Victoria, British Columbia didn't appeal to me. The city's downtown area has panhandlers staked out on virtually every other street corner. Young adults sit, curled up in blankets, leaning against a wall, waiting for coins to fill their hats, which are turned up at their feet. Inside a covered hotel parking area, our car was burglarized. We couldn't shower in the marina's bathrooms because the coin box that regulated the shower water had been jimmied, long ago. Tax rates are high and prices are high, so the favorable exchange rate (CDN to US) is not much of an advantage. Frankly, it feels good to be on U.S. soil, not that it is any safer. We drove the pickup to a Costco in Mt. Vernon, WA. for fresh supplies, came back to Flounder Bay and loaded the boat with good food. No more French labeling on the cans, no grams and kilograms ... pounds and ounces again, apples in sizes larger than plums, huge fresh grapefruit, fresh salmon, cod, halibut, and swordfish. Now I can buy popcorn sold with "62% LESS FAT, 30% FEWER CALORIES" rather than "62% MOINS DE GRAS, 30% MOINS DE CALORIES." A bottle of California's Woodbridge wine that was $32 CDN in Victoria sells here for $9.95 US. Oh yes, in Washington there's no-smoking restaurants. I don't miss the wafting of cigarette smoke during a meal. This is not a blanket indictment of our friends to the north. I will say what little I saw of Canada was, for the most part, very beautiful. The Canadians have custody of some very special land, but when it comes to product, there is no comparison to what is here in the U.S.

Our new boat, Love of Liberty, is being painted and commissioned at the yard here which is near Anacortes. "Midnight Blue" hullsides with a "Hatteras White" waterline and a blue bottom. She IS beautiful. She's been moved out of the paint bay and will be launched in a week. Ellen and I are excited. With the boat still propped up ashore on her keel, we clamor up a shaky ladder to the deck, crawl over to the companionway and step inside our new home. We've measured every cabinet, wall space, niche and cranny for our gear. In seven days we will move our stuff aboard and no longer be "homeless." The marina, where we'll berth until May, is a harbor filled with charter boats. We will be nestled inside a fleet of large power vessels, primarily made of white fiberglass, polished chrome, smoky colored plastic windows and huge twin diesel engines. Some have less than three feet of boat below the waterline and at least 25 feet of boat up to the topside flying bridge. Not unlike having a canoe for a hull and a mobile home atop for living space. Some marine architect designed every one of these boats aiming for the market of wealthy people that fly in from Texas, or Ohio, or New York or somewhere. They then pay from $3000 to $50,000 per week to rent and play with these boats around the San Juan Islands. There's one in the yard right now that's being fitted with a washer, a dryer, a trash compactor, indirect lighting, a wet bar and a dishwasher ... and an electric motor-driven stern platform to lift the dinghy out of the water. The transom has two 6 inch exhaust pipes that port the fire, smoke and thunder of two diesel engines that burn over 30 gallons per hour. She was just purchased for $750,000. That's our neighborhood.
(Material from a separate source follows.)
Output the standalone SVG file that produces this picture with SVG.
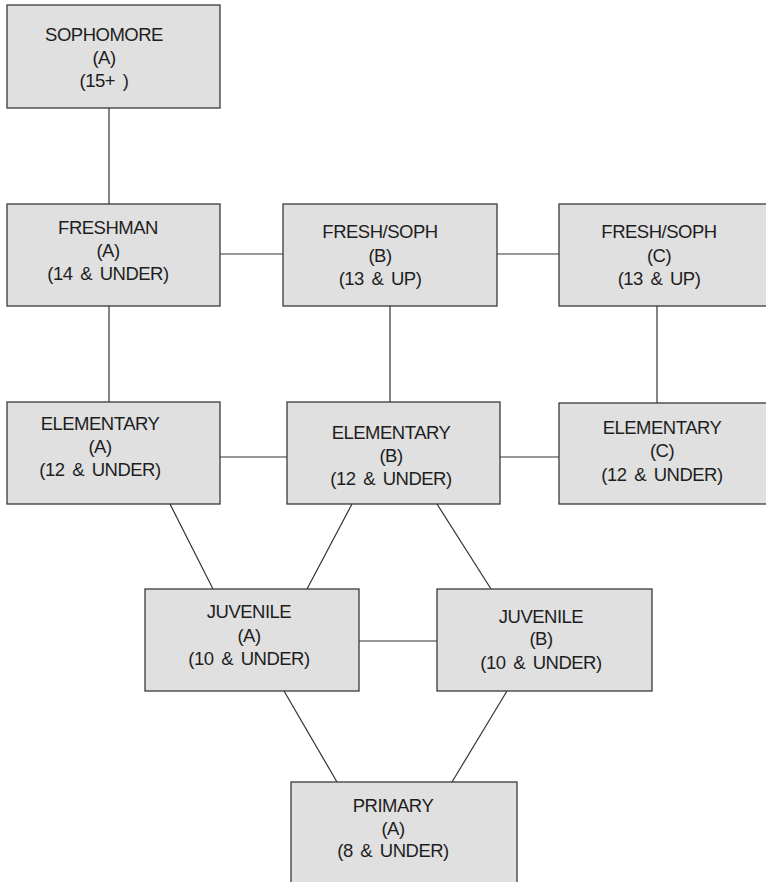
<svg xmlns="http://www.w3.org/2000/svg" width="766" height="882" viewBox="0 0 766 882">
<style>
.box{fill:#e0e0e0;stroke:#3a3a3a;stroke-width:1.3}
.t{font-family:"Liberation Sans",Arial,sans-serif;font-size:18.5px;fill:#1e1e1e;text-anchor:middle;letter-spacing:-0.5px;word-spacing:3px}
.c line{stroke:#333;stroke-width:1.2}
</style>
<rect width="766" height="882" fill="#ffffff"/>
<g class="c" id="connectors">
<line x1="109" y1="108" x2="109" y2="204"/>
<line x1="220" y1="254" x2="283" y2="254"/>
<line x1="497" y1="254" x2="559" y2="254"/>
<line x1="109" y1="306" x2="109" y2="402"/>
<line x1="390" y1="306" x2="390" y2="402"/>
<line x1="657" y1="306" x2="657" y2="403"/>
<line x1="220" y1="457" x2="287" y2="457"/>
<line x1="500" y1="457" x2="559" y2="457"/>
<line x1="170" y1="504" x2="213" y2="589"/>
<line x1="352" y1="504" x2="307" y2="589"/>
<line x1="437" y1="504" x2="491" y2="589"/>
<line x1="359" y1="641" x2="437" y2="641"/>
<line x1="284" y1="691" x2="337" y2="782"/>
<line x1="507" y1="691" x2="452" y2="782"/>
</g>
<g id="sophomore-a">
<rect class="box" x="7" y="5" width="213" height="103"/>
<text class="t" x="104" y="41">SOPHOMORE</text>
<text class="t" x="104" y="64">(A)</text>
<text class="t" x="104" y="87">(15+ )</text>
</g>
<g id="freshman-a">
<rect class="box" x="7" y="204" width="213" height="102"/>
<text class="t" x="108" y="234">FRESHMAN</text>
<text class="t" x="108" y="257">(A)</text>
<text class="t" x="108" y="280">(14 &amp; UNDER)</text>
</g>
<g id="freshsoph-b">
<rect class="box" x="283" y="204" width="214" height="102"/>
<text class="t" x="380" y="238">FRESH/SOPH</text>
<text class="t" x="380" y="262">(B)</text>
<text class="t" x="380" y="285">(13 &amp; UP)</text>
</g>
<g id="freshsoph-c">
<rect class="box" x="559" y="204" width="212" height="102"/>
<text class="t" x="659" y="238">FRESH/SOPH</text>
<text class="t" x="659" y="262">(C)</text>
<text class="t" x="659" y="285">(13 &amp; UP)</text>
</g>
<g id="elementary-a">
<rect class="box" x="7" y="402" width="213" height="102"/>
<text class="t" x="100" y="430">ELEMENTARY</text>
<text class="t" x="100" y="453">(A)</text>
<text class="t" x="100" y="476">(12 &amp; UNDER)</text>
</g>
<g id="elementary-b">
<rect class="box" x="287" y="402" width="213" height="102"/>
<text class="t" x="391" y="439">ELEMENTARY</text>
<text class="t" x="391" y="462">(B)</text>
<text class="t" x="391" y="485">(12 &amp; UNDER)</text>
</g>
<g id="elementary-c">
<rect class="box" x="559" y="403" width="212" height="101"/>
<text class="t" x="662" y="434">ELEMENTARY</text>
<text class="t" x="662" y="457">(C)</text>
<text class="t" x="662" y="481">(12 &amp; UNDER)</text>
</g>
<g id="juvenile-a">
<rect class="box" x="145" y="589" width="214" height="102"/>
<text class="t" x="249" y="618">JUVENILE</text>
<text class="t" x="249" y="642">(A)</text>
<text class="t" x="249" y="665">(10 &amp; UNDER)</text>
</g>
<g id="juvenile-b">
<rect class="box" x="437" y="589" width="215" height="102"/>
<text class="t" x="541" y="623">JUVENILE</text>
<text class="t" x="541" y="645">(B)</text>
<text class="t" x="541" y="669">(10 &amp; UNDER)</text>
</g>
<g id="primary-a">
<rect class="box" x="291" y="782" width="226" height="110"/>
<text class="t" x="393" y="812">PRIMARY</text>
<text class="t" x="393" y="835">(A)</text>
<text class="t" x="393" y="857">(8 &amp; UNDER)</text>
</g>
</svg>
In nearby Anacortes Ellen found a place where we can get online with our trusty Mac. It's yet another cyber cafe, a store front space on Commercial Street called Cafe Dot.com. In the last three years, I've seen alot of these places, and they're all different. The "cyber cafe industry" is new and hasn't standardized. In this one, the owner, a computer type, sits in back with two caged pet gerbils on his desk, an array of wires and computer paraphernalia. This nice friendly guy lets us sign-on a DSL line with our Mac at $6 per hour. There's an overstuffed sofa against the back wall with a large cardboard box on one cushion. The box is full of junk food packages: Doritos, Corn Nuts, Bar-B-Que Corn Nuts, Bacon Rinds, and Ruffles, all for sale and for eating as you compute. With white plaster walls, fluorescent lighting and a high ceiling this place has a different ambiance compared to the "computer section" of the Peacock Billiard Parlor in Victoria where I previously rented computer time. There I was surrounded by soft lighting, green felt covered pool tables, classical background music, eight rentable G3 Power Macs ... and the c-r-a-c-k of the que ball as it hits the rack beginning another game of Eight Ball. And, there was the cyber-room just up the path through the vegetable garden at the back of the farmhouse in Brooklin, Maine

I have rented a garage sized space in the marina and have built a couple of work benches. With my tools in place and a warming infrared heat lamp close by, I've set up a wood shop. One bench is for Ellen's sewing machine, and one bench is for my planes, saws, chisels, files, and vices. Ellen's making rope mats, place mats, a canvas bucket and a nautical duvet cover for our bunk. I'm just about finished planking a mold for a strip-planked dinghy. It'll be an 8 foot sailing pram with varnished wood, and it can be sailed, rowed or powered around with a small outboard. Ellen will sew the sail, of course. I think it'll hang proudly off the stern davits of "Love of Liberty." Ellen thinks we should name it "Sam."